At such things I get out the ticksheet. I make it…

[ ] Gay – 92 uses
[ ] Gay women – 4 uses
[ ] Gay men & women (or vice versa) – 14 uses
[ ] Homosexual – 90 uses
[ ] Homosexual women – 2 uses
[ ] Lesbian – 23 uses
[ ] Queer – 7 uses
[ ] Same-sex – 1 use
[ ] Invert etc – 4 uses
[ ] Sodomite – 2 uses
[ ] Homophobic – 3 uses
[ ] Heterosexual – 2 uses
[ ] Transvestites – 1 use

We've already seen..

[ ] Bi-sexual – 1 use
[ ] Transgender – 1 use

.. both from that intro (and only counted once, although the identical text is at two places). Is that it? Not quite..

[ ] 'lesbian, bisexual and queer women' – 1 use

.. that's who Diva is quoted as being for. The actual item, the cover of the first issue, has 'lesbian' four times and none of the other two though.

Oh, there is also..

[ ] LGBT+ – 1 use, unexpanded I think.

Now yes, if you have material from 'The Campaign for Homosexual Equality', the 'Gay Liberation Front', a copy of 'Gay News' etc, then there is going to be an imbalance. But I haven't included the uses of 'CHE' or 'GLF' in those figures. This isn't an imbalance, it's erasure.

It's not as if they don't have the material. The British Library is supposed to have a copy of every single book, magazine etc published in this country since about 1710. There are gaps, thanks more to publishers breaking the law and not sending copies than fire or mice destroying their collection, but as an example of the volume of material they have, it's got an almost complete run of the Bi-Monthly newsletter (they're missing the first one – at some point I'll do a copy for them), a complete run of Bifrost, and a probably complete run of Bi Community News. If that's not the best single collection of the main UK bi community newsletters anywhere, it's only one issue short. They even have archived copies of some of the websites of what's currently the longest continuous annual LGBT event in the UK, BiCon.*

The erasure is undeniable, even without the debates as to how you label Wilde (who had attraction to and enthusiastic sexual behaviour with more than one gender over his life, even if he doesn't have a clear bisexual identity).

Tellingly, one panel talks about Ottoline Morrell and the Bloomsbury Group. It mentions Virgina Woolf (bisexual attractions and behaviour), John Maynard Keynes (bisexual attractions and behaviour), and Lytton Strachey (predominately homosexual, but with bisexual attractions and behaviour), before going on to say..

Throughout her adult life Morrell enjoyed affairs with men and women

.. if only there was a word for that. Oh, wait…

And for all the 'trans has nothing to do with this' attitude, the main bit about Virginia Woolf is about her novel Orlando: A Biography with its sex-changing lead character, written for one of her lovers, Vita Sackville-West (bisexual attractions and behaviour), so some of the exhibition's subjects don't agree with that idea. Or, I suspect the bi erasure.

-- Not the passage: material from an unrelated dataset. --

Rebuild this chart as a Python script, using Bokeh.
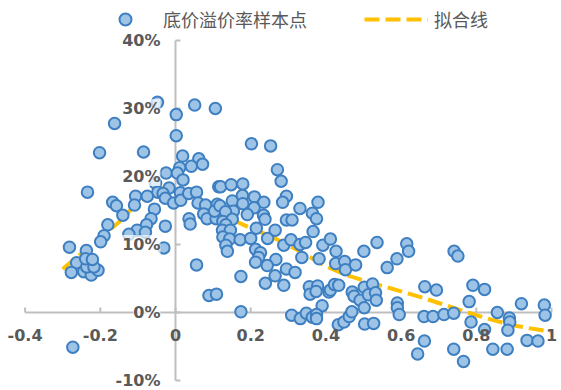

Amongst other examples that, there's a poster from Stonewall on the campaign for an equal age of consent. There were few more bisexual issues than an unequal age of consent, at least for men. Yet Stonewall talks about 'the age of consent for gay men' and pictures three cute young men rather than, for example, a bisexual man who's allowed to be sexual with women when both are 16 but not with men until both are (at that point) 21.

You could use the BL's collection of things like this to do an exhibition on bi erasure. I'd be happy to co-curate one. Instead, they've gone for a bi erasing exhibition, because this is what erasure looks like.

The final paragraph of that intro starts

This anniversary year is an occasion to celebrate how far we have come and to consider what challenges remain.

Well, I can think of one…

* Even the Pride in London has missed a year since BiCon's been going.